We would create that pool at file system start (when loading the osc
module) and destroy at file system stop (when unloading the osc
module). The condition is, of course, the configure option --enable-
compression. The pool would be a queue of page bunches where a thread
can pop pages for compression and put them back after the compressed
portion was transferred. The page content will not be visible to anyone
outside and will also not be cached after the transmission.

We would like to make the pool static since we think, we do not need a
lot of memory. However it depends on the number of stripes or MBs, that
one client can handle at the same time. E.g. for 32 stripes of 1MB
processed at the same time, we need at most 32 MB + few MB for
overhead.

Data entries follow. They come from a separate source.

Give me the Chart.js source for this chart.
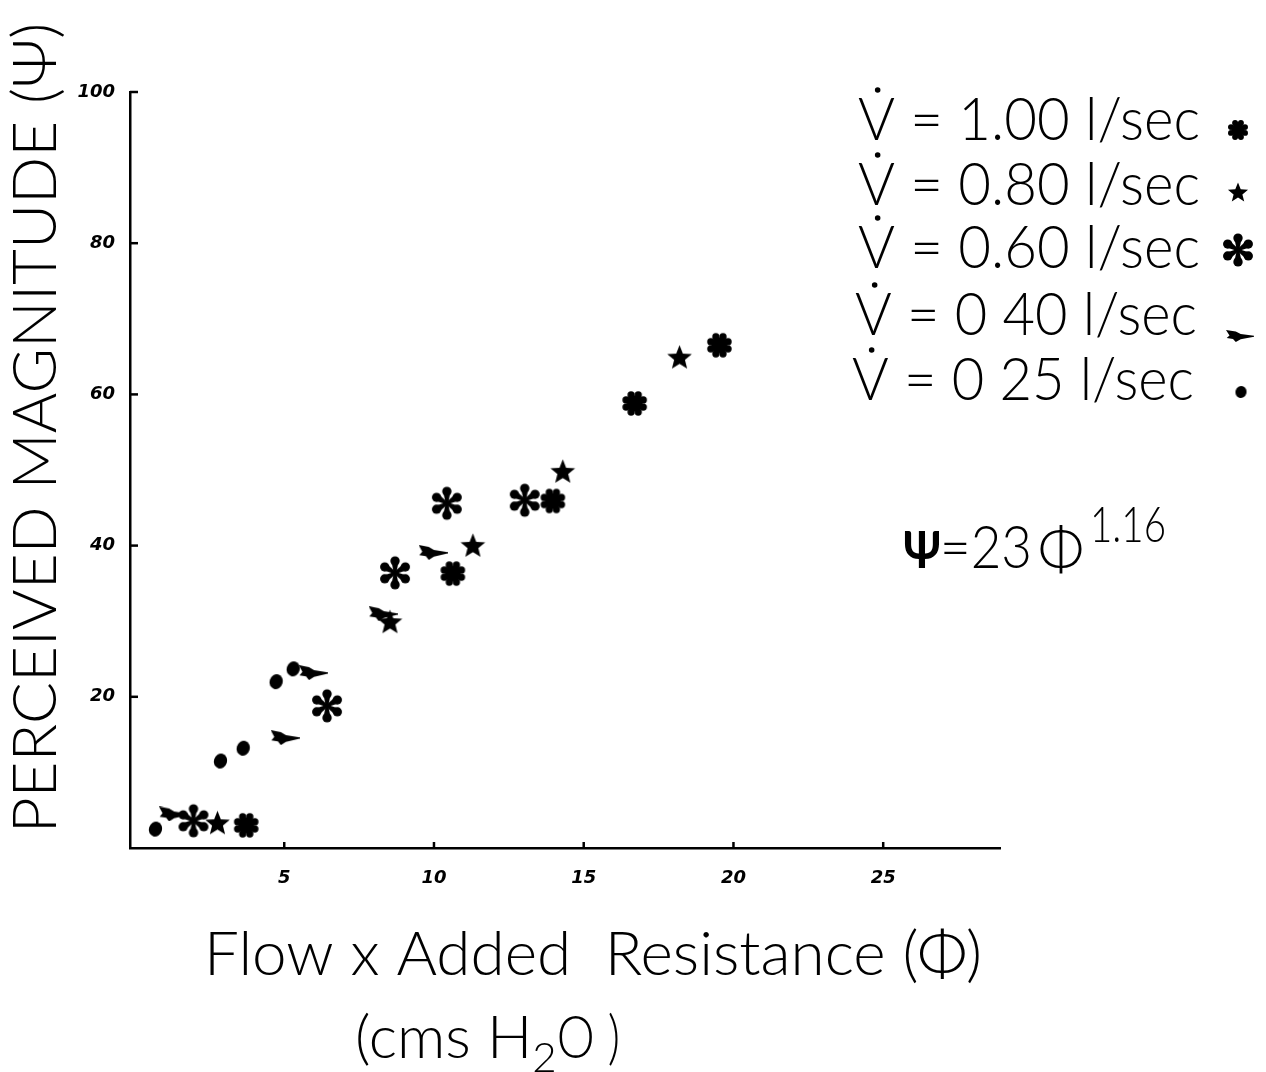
<!DOCTYPE html>
<html>
<head>
<meta charset="utf-8">
<script src="https://cdn.jsdelivr.net/npm/chart.js@4.4.1/dist/chart.umd.min.js"></script>
<style>
  html, body { margin: 0; padding: 0; background: #fff; }
  #plot { display: block; }
</style>
</head>
<body>
<canvas id="plot" width="1266" height="1072"></canvas>
<script>
// values (x = flow x added resistance, y = perceived magnitude)
const seriesLabels = ['V\u0307 = 1.00 l/sec', 'V\u0307 = 0.80 l/sec', 'V\u0307 = 0.60 l/sec', 'V\u0307 = 0 40 l/sec', 'V\u0307 = 0 25 l/sec'];

const flow100X = [3.73, 10.63, 13.97, 16.7, 19.53];
const flow100Y = [3.0, 36.3, 45.9, 58.8, 66.5];

const flow080X = [2.77, 8.53, 11.3, 14.3, 18.2];
const flow080Y = [3.2, 29.8, 39.9, 49.7, 64.8];

const flow060X = [1.97, 6.43, 8.7, 10.43, 13.03];
const flow060Y = [3.6, 18.8, 36.4, 45.6, 46.0];

const flow040X = [1.3, 5.03, 5.97, 8.3, 9.97];
const flow040Y = [4.5, 14.6, 23.2, 31.0, 39.1];

const flow025X = [0.7, 2.87, 3.63, 4.73, 5.3];
const flow025Y = [2.5, 11.5, 13.2, 22.0, 23.7];

const xTicks = [5, 10, 15, 20, 25];
const yTicks = [20, 40, 60, 80, 100];

const INK = '#000';

// ---- marker glyphs (drawn once on small canvases) ----
function makeMarker(w, h, draw) {
    const c = document.createElement('canvas');
    c.width = w; c.height = h;
    const g = c.getContext('2d');
    g.translate(w / 2, h / 2);
    g.fillStyle = INK;
    g.strokeStyle = INK;
    draw(g);
    return c;
}

// 8 bump cog
function cog(size) {
    const r = size * 0.3;
    return makeMarker(size, size, g => {
        g.beginPath(); g.arc(0, 0, r, 0, Math.PI * 2); g.fill();
        for (let i = 0; i < 8; i++) {
            const a = i * Math.PI / 4 + Math.PI / 8;
            g.beginPath();
            g.arc(Math.cos(a) * r * 1.15, Math.sin(a) * r * 1.15, r * 0.45, 0, Math.PI * 2);
            g.fill();
        }
    });
}

function star(size) {
    const ro = size * 0.48, ri = size * 0.21;
    return makeMarker(size, size, g => {
        g.beginPath();
        for (let i = 0; i < 10; i++) {
            const a = -Math.PI / 2 + i * Math.PI / 5;
            const r = i % 2 === 0 ? ro : ri;
            g.lineTo(Math.cos(a) * r, Math.sin(a) * r);
        }
        g.closePath(); g.fill();
    });
}

// six teardrop petals
function asterisk(size) {
    const d = size * 0.33, pr = size * 0.13;
    return makeMarker(size, size, g => {
        g.beginPath(); g.arc(0, 0, size * 0.07, 0, Math.PI * 2); g.fill();
        [90, 270, 30, 150, 210, 330].forEach(deg => {
            const a = -deg * Math.PI / 180;
            const cx = Math.cos(a) * d, cy = Math.sin(a) * d;
            const nx = -Math.sin(a), ny = Math.cos(a);
            g.beginPath(); g.arc(cx, cy, pr, 0, Math.PI * 2); g.fill();
            g.beginPath();
            g.moveTo(nx * 1.2, ny * 1.2);
            g.lineTo(cx + nx * pr * 0.8, cy + ny * pr * 0.8);
            g.lineTo(cx - nx * pr * 0.8, cy - ny * pr * 0.8);
            g.lineTo(-nx * 1.2, -ny * 1.2);
            g.closePath(); g.fill();
        });
    });
}

// dart pointing right: thick notched tail tapering to a point
function dart(w, h) {
    return makeMarker(w, h, g => {
        const hw = w / 2, hh = h / 2;
        g.beginPath();
        g.moveTo(-hw, -hh);
        g.lineTo(-hw * 0.3, -hh * 0.75);
        g.lineTo(hw * 0.05, -hh * 0.35);
        g.lineTo(hw, -hh * 0.05);
        g.lineTo(hw, hh * 0.12);
        g.lineTo(hw * 0.05, hh * 0.55);
        g.lineTo(-hw * 0.3, hh);
        g.lineTo(-hw * 0.5, hh * 0.5);
        g.lineTo(-hw * 0.95, hh * 0.35);
        g.lineTo(-hw * 0.75, -hh * 0.1);
        g.closePath(); g.fill();
    });
}

function dot(w, h) {
    return makeMarker(w + 2, h + 2, g => {
        g.rotate(0.3);
        g.beginPath(); g.ellipse(0, 0, w / 2, h / 2, 0, 0, Math.PI * 2); g.fill();
    });
}

const markers = [cog(27), star(27), asterisk(36), dart(29, 15), dot(13, 15)];
const legendMarkers = [cog(22), star(22), asterisk(36), dart(28, 12), dot(11, 12)];

function pts(xs, ys) { return xs.map((x, i) => ({ x: x, y: ys[i] })); }

const seriesData = [
    pts(flow100X, flow100Y),
    pts(flow080X, flow080Y),
    pts(flow060X, flow060Y),
    pts(flow040X, flow040Y),
    pts(flow025X, flow025Y)
];

// inward tick marks on both axes
const innerTicks = {
    id: 'innerTicks',
    afterDatasetsDraw(chart) {
        const { ctx, chartArea, scales } = chart;
        ctx.save();
        ctx.strokeStyle = INK;
        ctx.lineWidth = 2.5;
        yTicks.forEach(v => {
            const y = scales.y.getPixelForValue(v);
            ctx.beginPath(); ctx.moveTo(chartArea.left, y); ctx.lineTo(chartArea.left + 8, y); ctx.stroke();
        });
        xTicks.forEach(v => {
            const x = scales.x.getPixelForValue(v);
            ctx.beginPath(); ctx.moveTo(x, chartArea.bottom); ctx.lineTo(x, chartArea.bottom - 6); ctx.stroke();
        });
        ctx.restore();
    }
};

// titles, key and equation
const FONT = 'Lato, "DejaVu Sans", sans-serif';
const annotations = {
    id: 'annotations',
    afterDraw(chart) {
        const ctx = chart.ctx;
        ctx.save();
        ctx.fillStyle = INK;
        ctx.textBaseline = 'alphabetic';

        // y axis title
        ctx.save();
        ctx.translate(56, 428);
        ctx.rotate(-Math.PI / 2);
        ctx.font = '300 62px ' + FONT;
        ctx.textAlign = 'center';
        ctx.fillText('PERCEIVED MAGNITUDE (\u03A8)', 0, 0, 830);
        ctx.restore();

        // x axis title
        ctx.font = '300 62px ' + FONT;
        ctx.textAlign = 'center';
        ctx.fillText('Flow x Added  Resistance (\u03A6)', 593, 975, 778);

        // (cms H2O )
        ctx.textAlign = 'left';
        ctx.font = '300 60px ' + FONT;
        let x = 355;
        const p1 = '(cms H';
        const w1 = Math.min(ctx.measureText(p1).width, 180);
        ctx.fillText(p1, x, 1058, 180);
        x += w1;
        ctx.font = '300 42px ' + FONT;
        ctx.fillText('2', x, 1072);
        x += ctx.measureText('2').width;
        ctx.font = '300 60px ' + FONT;
        ctx.fillText('O )', x, 1058, 620 - x);

        // key: the flow-rate dot is put over the V by hand
        const keyBase = [140, 205, 268, 335, 400];
        const keyLeft = [858, 858, 858, 855, 852];
        const keyMark = [[1238, 130], [1238, 193], [1238, 250], [1240, 336], [1241, 392]];
        ctx.font = '300 60px ' + FONT;
        seriesLabels.forEach((t, i) => {
            const plain = t.replace('\u0307', '');
            ctx.fillText(plain, keyLeft[i], keyBase[i], 342);
            const vw = ctx.measureText('V').width;
            ctx.beginPath();
            ctx.arc(keyLeft[i] + vw / 2, keyBase[i] - 50, 2.8, 0, Math.PI * 2);
            ctx.fill();
            const m = legendMarkers[i];
            ctx.drawImage(m, keyMark[i][0] - m.width / 2, keyMark[i][1] - m.height / 2);
        });

        // fitted power law
        ctx.font = 'bold 52px ' + FONT;
        ctx.fillText('\u03A8', 903, 568, 38);
        ctx.font = '300 60px ' + FONT;
        ctx.fillText('=23', 940, 568, 92);
        ctx.fillText('\u03A6', 1038, 570, 46);
        ctx.font = '300 50px ' + FONT;
        ctx.fillText('1.16', 1090, 542, 76);

        ctx.restore();
    }
};

new Chart(document.getElementById('plot'), {
    type: 'scatter',
    data: {
        datasets: seriesData.map((d, i) => ({
            label: seriesLabels[i],
            data: d,
            pointStyle: markers[i],
            pointRadius: 12,
            backgroundColor: INK,
            borderColor: INK
        }))
    },
    options: {
        responsive: false,
        animation: false,
        events: [],
        layout: { padding: { top: 92, right: 266, bottom: 0, left: 0 } },
        plugins: {
            legend: { display: false },
            tooltip: { enabled: false },
            title: { display: false }
        },
        scales: {
            x: {
                type: 'linear',
                min: -0.15,
                max: 28.9,
                afterBuildTicks: s => { s.ticks = xTicks.map(v => ({ value: v })); },
                afterFit: s => { s.height = 224; },
                grid: { display: false, drawTicks: false },
                border: { display: true, color: INK, width: 2.5 },
                ticks: {
                    color: INK,
                    padding: 20,
                    maxRotation: 0,
                    font: { family: '"DejaVu Sans"', size: 18, style: 'italic', weight: 'bold' }
                }
            },
            y: {
                type: 'linear',
                min: 0,
                max: 100,
                afterBuildTicks: s => { s.ticks = yTicks.map(v => ({ value: v })); },
                afterFit: s => { s.width = 130; },
                grid: { display: false, drawTicks: false },
                border: { display: true, color: INK, width: 2.5 },
                ticks: {
                    color: INK,
                    padding: 15,
                    font: { family: '"DejaVu Sans"', size: 18, style: 'italic', weight: 'bold' }
                }
            }
        }
    },
    plugins: [innerTicks, annotations]
});
</script>
</body>
</html>
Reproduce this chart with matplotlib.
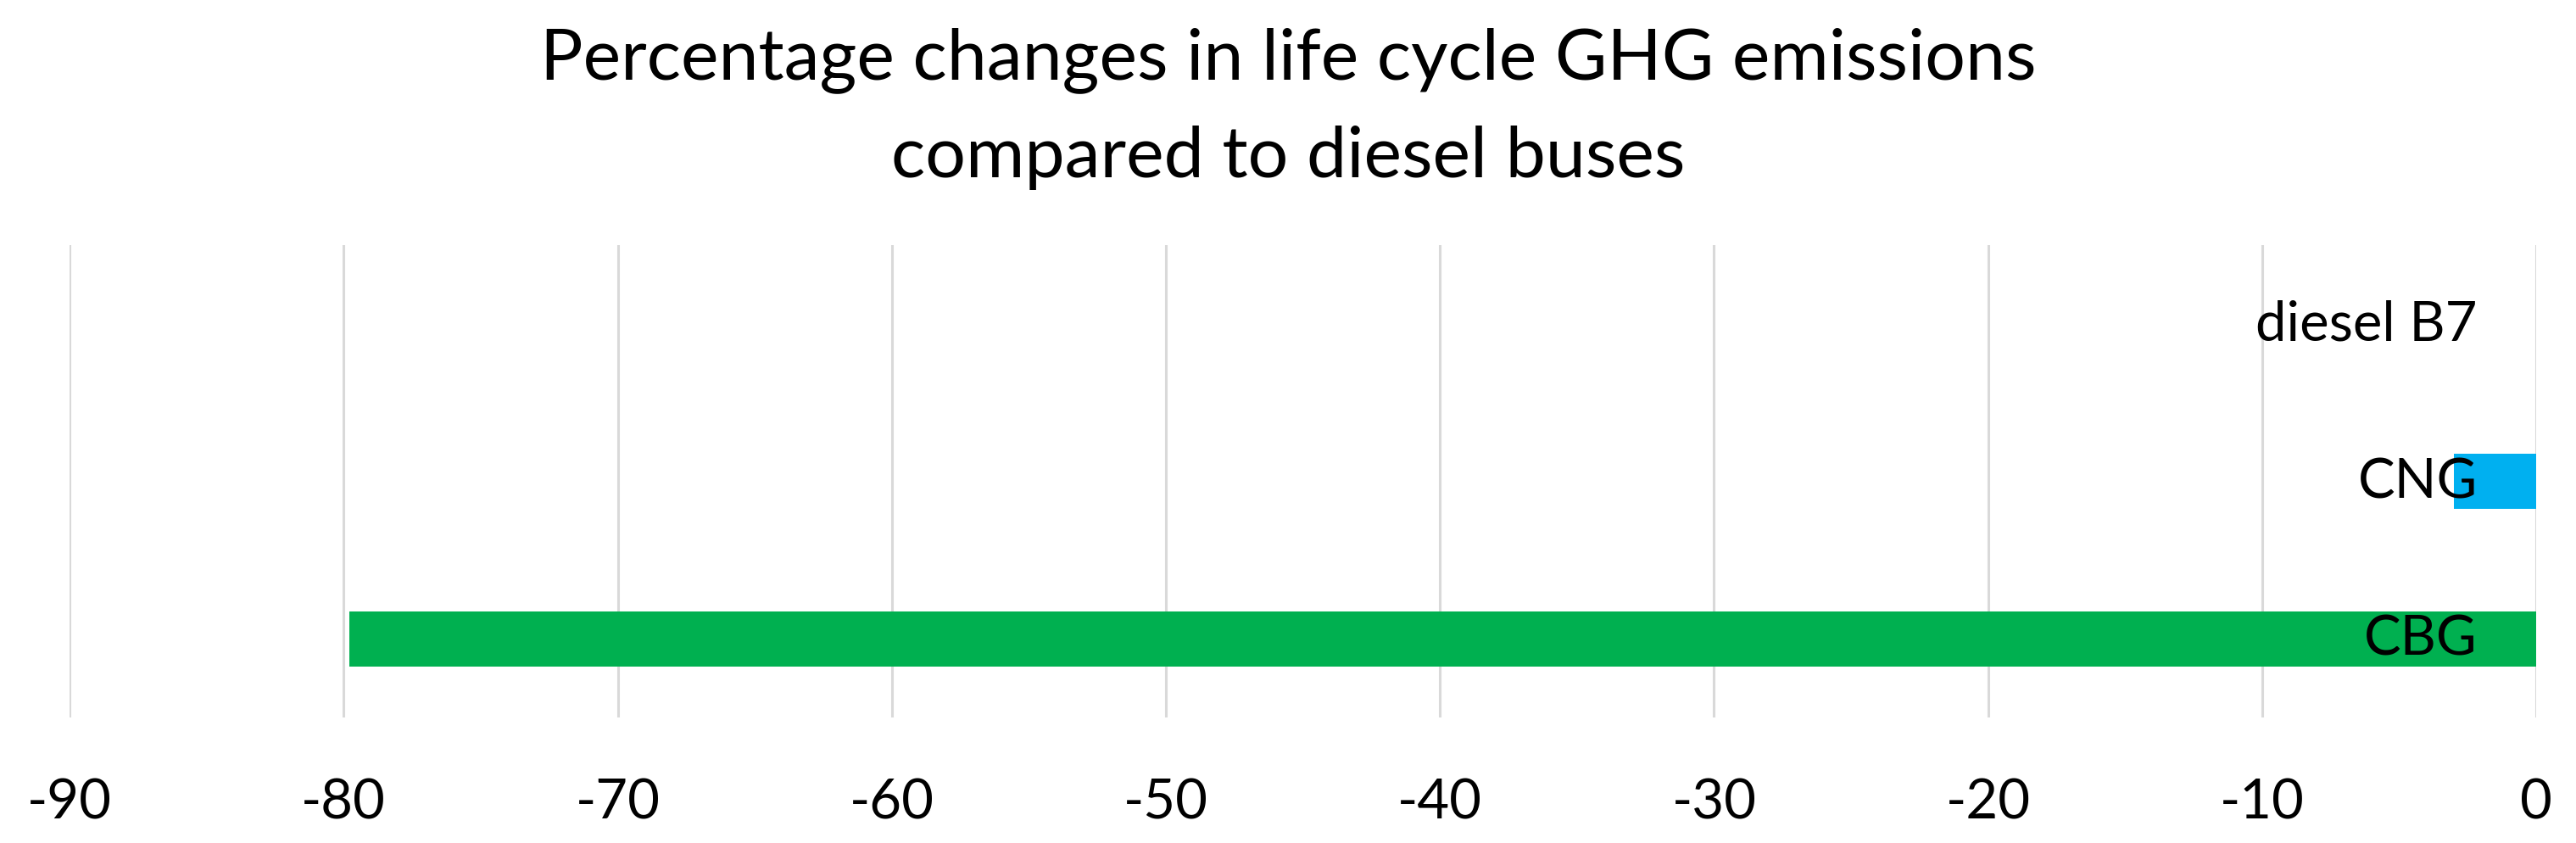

Where can I find the exact number or how can I estimate how
many stripes there are at most at the same time? Another limitation is
the number of threads, which can work in parallel on compression at the
same time. We think to exclusively reserve not more than 50 MB for the
compression page pool per client. Do you think it might hurt the
performance?

Once there are not enough pages, for whatever reason, we wouldn't wait,
but just skip the compression for the respective chunk. 

Are there any problems you see in that approach? 

Regards,
Anna

--
Anna Fuchs
https://wr.informatik.uni-hamburg.de/people/anna_fuchs